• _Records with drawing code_
::::
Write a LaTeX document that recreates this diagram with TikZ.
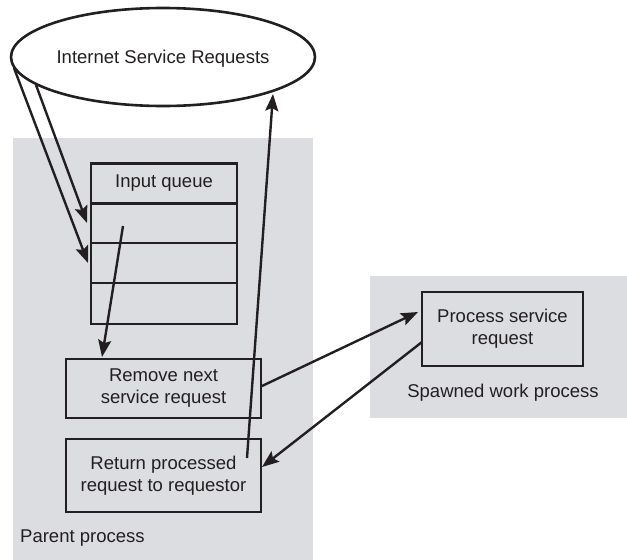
\documentclass[tikz,border=0pt]{standalone}
\usepackage{fontspec}
\setmainfont{Liberation Sans}
\usetikzlibrary{shapes.geometric,arrows.meta}
\definecolor{panel}{RGB}{220,221,224}
\definecolor{ink}{RGB}{35,31,32}
\tikzset{
  box/.style={draw=ink, line width=2.6pt, rectangle, inner sep=0pt, align=center, font=\fontsize{18.5}{22}\selectfont, text=ink},
  conn/.style={draw=ink, line width=2.4pt, -{Stealth[length=17pt,width=13pt,inset=3pt]}},
  lbl/.style={font=\fontsize{18.5}{22}\selectfont, text=ink, inner sep=0pt},
}
\begin{document}
\begin{tikzpicture}[x=1pt,y=-1pt]
\useasboundingbox (0,0) rectangle (627,560);
% panels
\fill[panel] (13,138) rectangle (313,560);
\fill[panel] (370,276) rectangle (627,418);
% ellipse
\node[ellipse, draw=ink, fill=white, line width=2.6pt, minimum width=304pt, minimum height=98pt, inner sep=0pt] (isr) at (163,57) {};
\node[lbl] (isrt) at (163,59) {Internet Service Requests};
% queue
\node[box, minimum width=146pt, minimum height=39.5pt] (q0) at (164,183.5) {Input queue};
\node[box, minimum width=146pt, minimum height=40pt] (q1) at (164,223) {};
\node[box, minimum width=146pt, minimum height=40pt] (q2) at (164,263) {};
\node[box, minimum width=146pt, minimum height=41pt] (q3) at (164,303.5) {};
% boxes
\node[box, minimum width=195pt, minimum height=59pt, fill=panel] (rem) at (163.5,388.5) {Remove next\\service request};
\node[box, minimum width=195pt, minimum height=73pt, fill=panel] (ret) at (163.5,475.5) {Return processed\\request to requestor};
\node[box, minimum width=161pt, minimum height=74pt, fill=panel] (proc) at (502.5,329) {Process service\\request};
% labels
\node[lbl, anchor=west] (pp) at (20,538) {Parent process};
\node[lbl] (sw) at (503,393) {Spawned work process};
% connector coordinates
\coordinate (a1s) at (14,68);
\coordinate (a1e) at (88,263);
\coordinate (a2s) at (36,85);
\coordinate (a2e) at (87,223);
\coordinate (a3s) at (123,226);
\coordinate (a3e) at (102,357);
\coordinate (a4s) at (247,458);
\coordinate (a4e) at (273,94);
\coordinate (a5s) at (262,386);
\coordinate (a5e) at (418,312);
\coordinate (a6s) at (422,342);
\coordinate (a6e) at (262,467);
\draw[conn] (a1s) -- (a1e);
\draw[conn] (a2s) -- (a2e);
\draw[conn] (a3s) -- (a3e);
\draw[conn] (a4s) -- (a4e);
\draw[conn] (a5s) -- (a5e);
\draw[conn] (a6s) -- (a6e);
\end{tikzpicture}
\end{document}
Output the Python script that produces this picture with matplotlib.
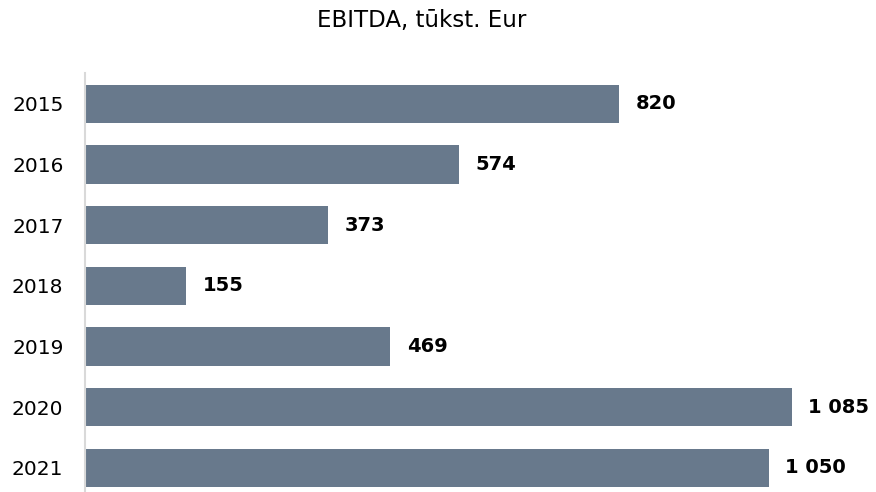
import numpy as np
import matplotlib.pyplot as plt

years = ["2015", "2016", "2017", "2018", "2019", "2020", "2021"]
ebitda = [820, 574, 373, 155, 469, 1085, 1050]
title = "EBITDA, tūkst. Eur"

fig = plt.figure(figsize=(8.76, 4.92), dpi=100)
ax = fig.add_axes([85/876, 0.0, (873-85)/876, 1-73/492])

y = np.arange(len(years))
ax.barh(y, ebitda, height=0.63, color="#68798c")
ax.set_ylim(6.4, -0.51)
ax.set_xlim(0, 1210)
ax.set_yticks(y)
ax.set_yticklabels(years, fontsize=14.5)
ax.set_xticks([])
ax.tick_params(axis="y", length=0, pad=15.5)
for s in ["top", "right", "bottom"]:
    ax.spines[s].set_visible(False)
ax.spines["left"].set_color("#d9d9d9")
ax.spines["left"].set_linewidth(1.5)

for i, v in enumerate(ebitda):
    lab = "{:,}".format(v).replace(",", " ")
    ax.annotate(lab, (v, i), xytext=(12, 0), textcoords="offset points",
                va="center", ha="left", fontsize=14, fontweight="bold")

fig.text(422/876, 1-21/492, title, ha="center", va="center", fontsize=16.5)
fig.savefig("out.png", dpi=100)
::::
• _TASK_
Omit the pictures. Transcribe every record exactly.

• _SOLUTION FOR THIS TASK_
Write a LaTeX document that recreates this diagram with TikZ.
\documentclass[tikz,border=0pt]{standalone}
\usepackage{fontspec}
\setmainfont{Liberation Sans}
\usetikzlibrary{shapes.geometric,arrows.meta}
\definecolor{panel}{RGB}{220,221,224}
\definecolor{ink}{RGB}{35,31,32}
\tikzset{
  box/.style={draw=ink, line width=2.6pt, rectangle, inner sep=0pt, align=center, font=\fontsize{18.5}{22}\selectfont, text=ink},
  conn/.style={draw=ink, line width=2.4pt, -{Stealth[length=17pt,width=13pt,inset=3pt]}},
  lbl/.style={font=\fontsize{18.5}{22}\selectfont, text=ink, inner sep=0pt},
}
\begin{document}
\begin{tikzpicture}[x=1pt,y=-1pt]
\useasboundingbox (0,0) rectangle (627,560);
% panels
\fill[panel] (13,138) rectangle (313,560);
\fill[panel] (370,276) rectangle (627,418);
% ellipse
\node[ellipse, draw=ink, fill=white, line width=2.6pt, minimum width=304pt, minimum height=98pt, inner sep=0pt] (isr) at (163,57) {};
\node[lbl] (isrt) at (163,59) {Internet Service Requests};
% queue
\node[box, minimum width=146pt, minimum height=39.5pt] (q0) at (164,183.5) {Input queue};
\node[box, minimum width=146pt, minimum height=40pt] (q1) at (164,223) {};
\node[box, minimum width=146pt, minimum height=40pt] (q2) at (164,263) {};
\node[box, minimum width=146pt, minimum height=41pt] (q3) at (164,303.5) {};
% boxes
\node[box, minimum width=195pt, minimum height=59pt, fill=panel] (rem) at (163.5,388.5) {Remove next\\service request};
\node[box, minimum width=195pt, minimum height=73pt, fill=panel] (ret) at (163.5,475.5) {Return processed\\request to requestor};
\node[box, minimum width=161pt, minimum height=74pt, fill=panel] (proc) at (502.5,329) {Process service\\request};
% labels
\node[lbl, anchor=west] (pp) at (20,538) {Parent process};
\node[lbl] (sw) at (503,393) {Spawned work process};
% connector coordinates
\coordinate (a1s) at (14,68);
\coordinate (a1e) at (88,263);
\coordinate (a2s) at (36,85);
\coordinate (a2e) at (87,223);
\coordinate (a3s) at (123,226);
\coordinate (a3e) at (102,357);
\coordinate (a4s) at (247,458);
\coordinate (a4e) at (273,94);
\coordinate (a5s) at (262,386);
\coordinate (a5e) at (418,312);
\coordinate (a6s) at (422,342);
\coordinate (a6e) at (262,467);
\draw[conn] (a1s) -- (a1e);
\draw[conn] (a2s) -- (a2e);
\draw[conn] (a3s) -- (a3e);
\draw[conn] (a4s) -- (a4e);
\draw[conn] (a5s) -- (a5e);
\draw[conn] (a6s) -- (a6e);
\end{tikzpicture}
\end{document}
Output the Python script that produces this picture with matplotlib.
import numpy as np
import matplotlib.pyplot as plt

years = ["2015", "2016", "2017", "2018", "2019", "2020", "2021"]
ebitda = [820, 574, 373, 155, 469, 1085, 1050]
title = "EBITDA, tūkst. Eur"

fig = plt.figure(figsize=(8.76, 4.92), dpi=100)
ax = fig.add_axes([85/876, 0.0, (873-85)/876, 1-73/492])

y = np.arange(len(years))
ax.barh(y, ebitda, height=0.63, color="#68798c")
ax.set_ylim(6.4, -0.51)
ax.set_xlim(0, 1210)
ax.set_yticks(y)
ax.set_yticklabels(years, fontsize=14.5)
ax.set_xticks([])
ax.tick_params(axis="y", length=0, pad=15.5)
for s in ["top", "right", "bottom"]:
    ax.spines[s].set_visible(False)
ax.spines["left"].set_color("#d9d9d9")
ax.spines["left"].set_linewidth(1.5)

for i, v in enumerate(ebitda):
    lab = "{:,}".format(v).replace(",", " ")
    ax.annotate(lab, (v, i), xytext=(12, 0), textcoords="offset points",
                va="center", ha="left", fontsize=14, fontweight="bold")

fig.text(422/876, 1-21/492, title, ha="center", va="center", fontsize=16.5)
fig.savefig("out.png", dpi=100)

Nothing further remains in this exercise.